Check each line of the material below, and copy it if it holds the string "size".

* START DATA EXTRACT *

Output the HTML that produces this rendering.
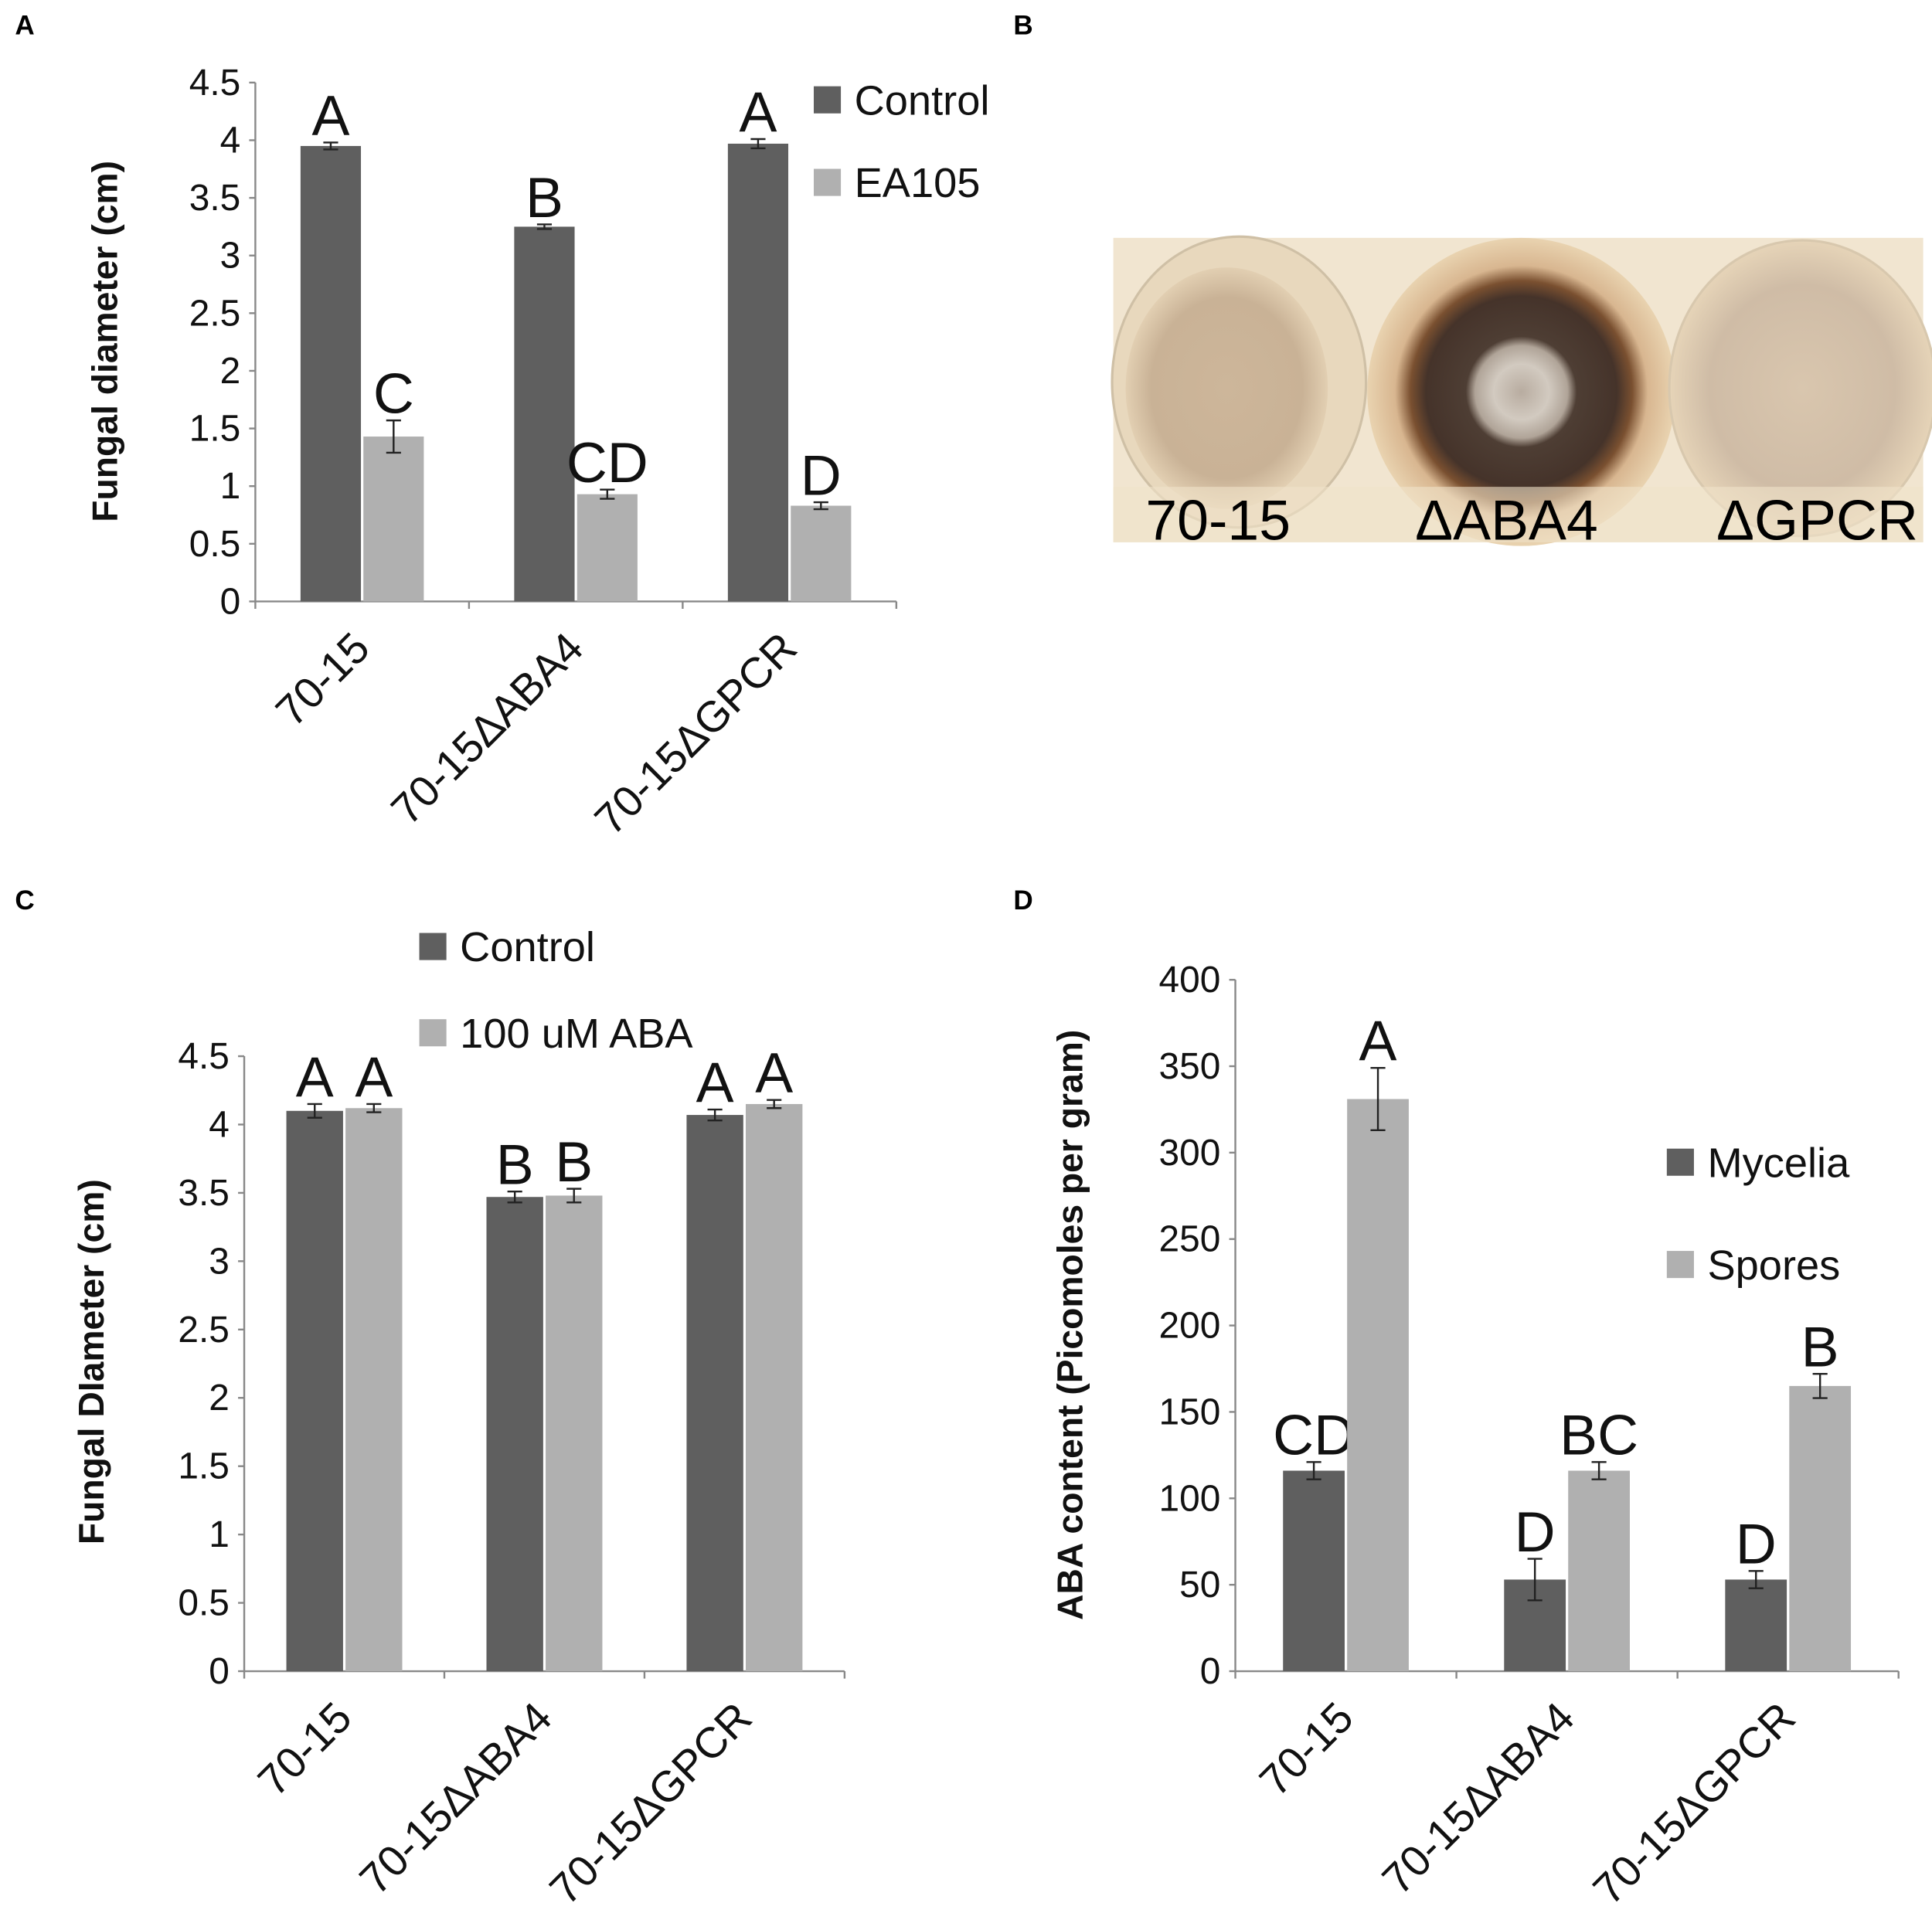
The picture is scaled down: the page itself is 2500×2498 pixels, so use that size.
<!DOCTYPE html>
<html><head><meta charset="utf-8">
<style>
html,body{margin:0;padding:0;background:#fff;}
svg{display:block;}
text{font-family:"Liberation Sans",sans-serif;}
</style></head>
<body>
<svg id="fig" width="2500" height="2498" viewBox="0 0 1567 1566" xmlns="http://www.w3.org/2000/svg">
<defs>
<radialGradient id="p1" cx="50%" cy="50%" r="50%"><stop offset="0" stop-color="#cdb69a"/><stop offset="0.75" stop-color="#c9b296"/><stop offset="1" stop-color="#e2cfb2"/></radialGradient>
<radialGradient id="p2" cx="50%" cy="50%" r="50%"><stop offset="0" stop-color="#b8aca0"/><stop offset="0.18" stop-color="#d2cac0"/><stop offset="0.3" stop-color="#b0a498"/><stop offset="0.36" stop-color="#4e3e34"/><stop offset="0.62" stop-color="#45332a"/><stop offset="0.72" stop-color="#7a5030"/><stop offset="0.82" stop-color="#d8b690"/><stop offset="1" stop-color="#e9d3b0"/></radialGradient>
<radialGradient id="p3" cx="50%" cy="50%" r="50%"><stop offset="0" stop-color="#d9c6ae"/><stop offset="0.7" stop-color="#cfbca6"/><stop offset="1" stop-color="#e6d4b8"/></radialGradient>
</defs>
<g font-weight="bold" font-size="22">
<text x="12" y="28">A</text>
<text x="822" y="28">B</text>
<text x="12" y="738">C</text>
<text x="822" y="738">D</text>
</g>
<g id="photo">
<rect x="903" y="193" width="657" height="247" fill="#f1e5d0"/>
<ellipse cx="1005" cy="310" rx="103" ry="118" fill="#e8d8bd" stroke="#cfc0a6" stroke-width="2"/>
<ellipse cx="995" cy="315" rx="82" ry="98" fill="url(#p1)"/>
<ellipse cx="1234" cy="318" rx="125" ry="125" fill="url(#p2)"/>
<ellipse cx="1462" cy="315" rx="108" ry="120" fill="url(#p3)" stroke="#d8c8ae" stroke-width="2"/>
<rect x="903" y="395" width="657" height="45" fill="#f0e2ca" opacity="0.6"/>
<text x="988" y="438" font-size="46" text-anchor="middle">70-15</text>
<text x="1222" y="438" font-size="46" text-anchor="middle">ΔABA4</text>
<text x="1474" y="438" font-size="46" text-anchor="middle">ΔGPCR</text>
</g>
</svg>
<script>
const NS="http://www.w3.org/2000/svg";
const fig=document.getElementById('fig');
const categories=["70-15","70-15ΔABA4","70-15ΔGPCR"];
// Panel A
const aControl=[3.95,3.25,3.97], aControlErr=[0.03,0.02,0.04];
const aEA=[1.43,0.93,0.83], aEAErr=[0.14,0.04,0.03];
const aLettersC=["A","B","A"], aLettersE=["C","CD","D"];
const aTicks=["0","0.5","1","1.5","2","2.5","3","3.5","4","4.5"];
// Panel C
const cControl=[4.10,3.47,4.07], cControlErr=[0.05,0.04,0.04];
const cABA=[4.12,3.48,4.15], cABAErr=[0.03,0.05,0.03];
const cLettersC=["A","B","A"], cLettersE=["A","B","A"];
const cTicks=["0","0.5","1","1.5","2","2.5","3","3.5","4","4.5"];
// Panel D
const dMycelia=[116,53,53], dMyceliaErr=[5,12,5];
const dSpores=[331,116,165], dSporesErr=[18,5,7];
const dLettersM=["CD","D","D"], dLettersS=["A","BC","B"];
const dTicks=["0","50","100","150","200","250","300","350","400"];

function el(tag,attrs,parent){const e=document.createElementNS(NS,tag);for(const k in attrs)e.setAttribute(k,attrs[k]);(parent||fig).appendChild(e);return e;}

function chart(cfg){
  const g=el('g',{});
  
  
  const ticks=cfg.ticks.map(Number);
  const maxV=ticks[ticks.length-1];
  const y=v=>cfg.y0-(v/maxV)*(cfg.y0-cfg.yTop);
  const gw=(cfg.x1-cfg.x0)/categories.length;
  const ax=el('line',{x1:cfg.x0,y1:cfg.yTop,x2:cfg.x0,y2:cfg.y0,stroke:'#888','stroke-width':1.5},g);
  
  const bx=el('line',{x1:cfg.x0,y1:cfg.y0,x2:cfg.x1,y2:cfg.y0,stroke:'#888','stroke-width':1.5},g);
  
  cfg.ticks.forEach((t,i)=>{
    const yy=y(ticks[i]);
    el('line',{x1:cfg.x0-5,y1:yy,x2:cfg.x0,y2:yy,stroke:'#888','stroke-width':1.5},g);
    const tx=el('text',{x:cfg.x0-12,y:yy+10,'font-size':30,'text-anchor':'end',fill:'#111'},g);
    tx.textContent=t;
    
    
  });
  for(let i=0;i<=categories.length;i++){
    const xx=cfg.x0+i*gw;
    el('line',{x1:xx,y1:cfg.y0,x2:xx,y2:cfg.y0+6,stroke:'#888','stroke-width':1.5},g);
  }
  categories.forEach((c,i)=>{
    const cx=cfg.x0+gw*(i+0.5);
    const lx=cx+8, ly=cfg.y0+40;
    const t=el('text',{x:lx,y:ly,'font-size':35,'text-anchor':'end',transform:`rotate(-45 ${lx} ${ly})`,fill:'#111'},g);
    t.textContent=c;
    
    
    const series=[[cfg.s1,cfg.e1,'#5f5f5f',cfg.l1,-1],[cfg.s2,cfg.e2,'#b0b0b0',cfg.l2,0]];
    series.forEach(([s,e,col,L,off])=>{
      const bxp=cx+off*cfg.bw+(off===0?1:-1);
      const r=el('rect',{x:bxp,y:y(s[i]),width:cfg.bw,height:cfg.y0-y(s[i]),fill:col},g);
      
      
      const mx=bxp+cfg.bw/2, yh=y(s[i]+e[i]), yl=y(s[i]-e[i]);
      el('path',{d:`M${mx} ${yh}V${yl}M${mx-6} ${yh}H${mx+6}M${mx-6} ${yl}H${mx+6}`,stroke:'#222','stroke-width':1.5,fill:'none'},g);
      const lt=el('text',{x:mx,y:yh-6,'font-size':46,'text-anchor':'middle',fill:'#111'},g);
      lt.textContent=L[i];
      
      
    });
  });
  cfg.legend.forEach(([lab,col,lx,ly])=>{
    const sq=el('rect',{x:lx,y:ly,width:22,height:22,fill:col},g);
    
    
    const t=el('text',{x:lx+33,y:ly+23,'font-size':34,fill:'#111'},g);
    t.textContent=lab;
    
    
  });
  const tt=el('text',{x:cfg.titleX,y:cfg.titleY,'font-size':29,'font-weight':'bold','text-anchor':'middle',transform:`rotate(-90 ${cfg.titleX} ${cfg.titleY})`,fill:'#111'},g);
  tt.textContent=cfg.title;
  
  
}
chart({name:'chart-a',x0:207,x1:727,y0:488,yTop:67,ticks:aTicks,bw:49,s1:aControl,e1:aControlErr,s2:aEA,e2:aEAErr,l1:aLettersC,l2:aLettersE,
  legend:[['Control','#5f5f5f',660,70],['EA105','#b0b0b0',660,137]],title:'Fungal diameter (cm)',titleX:95,titleY:277});
chart({name:'chart-c',x0:198,x1:685,y0:1356,yTop:857,ticks:cTicks,bw:46,s1:cControl,e1:cControlErr,s2:cABA,e2:cABAErr,l1:cLettersC,l2:cLettersE,
  legend:[['Control','#5f5f5f',340,757],['100 uM ABA','#b0b0b0',340,827]],title:'Fungal DIameter (cm)',titleX:84,titleY:1105});
chart({name:'chart-d',x0:1002,x1:1540,y0:1356,yTop:795,ticks:dTicks,bw:50,s1:dMycelia,e1:dMyceliaErr,s2:dSpores,e2:dSporesErr,l1:dLettersM,l2:dLettersS,
  legend:[['Mycelia','#5f5f5f',1352,932],['Spores','#b0b0b0',1352,1015]],title:'ABA content (Picomoles per gram)',titleX:878,titleY:1075});
</script>
</body></html>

* END DATA EXTRACT *

=== EXERCISE OUTPUT ===
The picture is scaled down: the page itself is 2500×2498 pixels, so use that size.
<g font-weight="bold" font-size="22">
<text x="988" y="438" font-size="46" text-anchor="middle">70-15</text>
<text x="1222" y="438" font-size="46" text-anchor="middle">ΔABA4</text>
<text x="1474" y="438" font-size="46" text-anchor="middle">ΔGPCR</text>
    const tx=el('text',{x:cfg.x0-12,y:yy+10,'font-size':30,'text-anchor':'end',fill:'#111'},g);
    const t=el('text',{x:lx,y:ly,'font-size':35,'text-anchor':'end',transform:`rotate(-45 ${lx} ${ly})`,fill:'#111'},g);
      const lt=el('text',{x:mx,y:yh-6,'font-size':46,'text-anchor':'middle',fill:'#111'},g);
    const t=el('text',{x:lx+33,y:ly+23,'font-size':34,fill:'#111'},g);
  const tt=el('text',{x:cfg.titleX,y:cfg.titleY,'font-size':29,'font-weight':'bold','text-anchor':'middle',transform:`rotate(-90 ${cfg.titleX} ${cfg.titleY})`,fill:'#111'},g);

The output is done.